Choosing a Lodge/Outfitter
As the only lodge in or around Xcalak that caters specifically to anglers, The Xflats will be the destination of choice for most fly fishers. The lodge offers a great mix of comfort and Caribbean charm (and air-conditioned rooms). Its staff is attentive, meals are excellent and the guides have forgotten more about Chetumal Bay than you’ll ever know. There are other choices, but they tend to be hybrid outfits that cater to divers, kayakers and a few anglers.
When To Go
Anytime. Seriously. Even in high summer, The Xflats is open to visiting anglers, and that’s because there’s always something going on. Spring and fall can be great bonefish months, and the permit are around all year. Tarpon move out of the bay into the cooler Caribbean all summer long, and other fish, like barracuda, big jacks and snappers can be caught any month of the year..

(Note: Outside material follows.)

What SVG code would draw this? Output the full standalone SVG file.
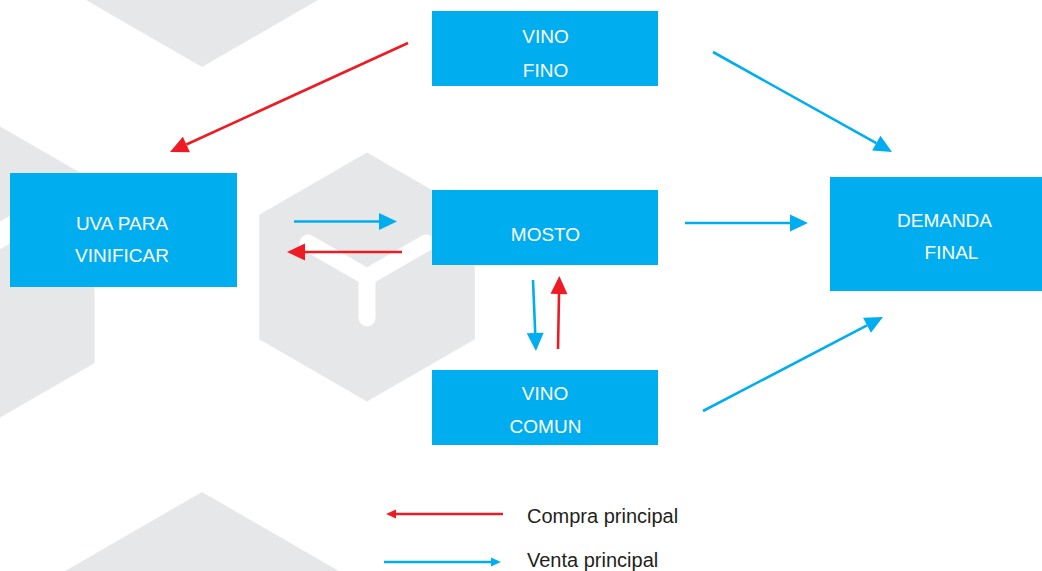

If fishing is just part of your vacation, consider a visit to Mahahual. It’s on the way to Xcalak, and is quite a bit bigger. Unfortunately, at least as far as I’m concerned, it’s also home to a significant cruise port (Costa Maya). Thankfully, the matching-belt-and-shoes crowd rarely leaves the manufactured tourist plaza north of town. Sure, a few might venture into Mahahual and wander the malecon, but its remote feel still hangs on. Beachfront hotels are available and generally affordable. Plus, the bay inside the reef (which is visible from town) is an excellent fishery for everything from jacks and snappers to bonefish and even permit.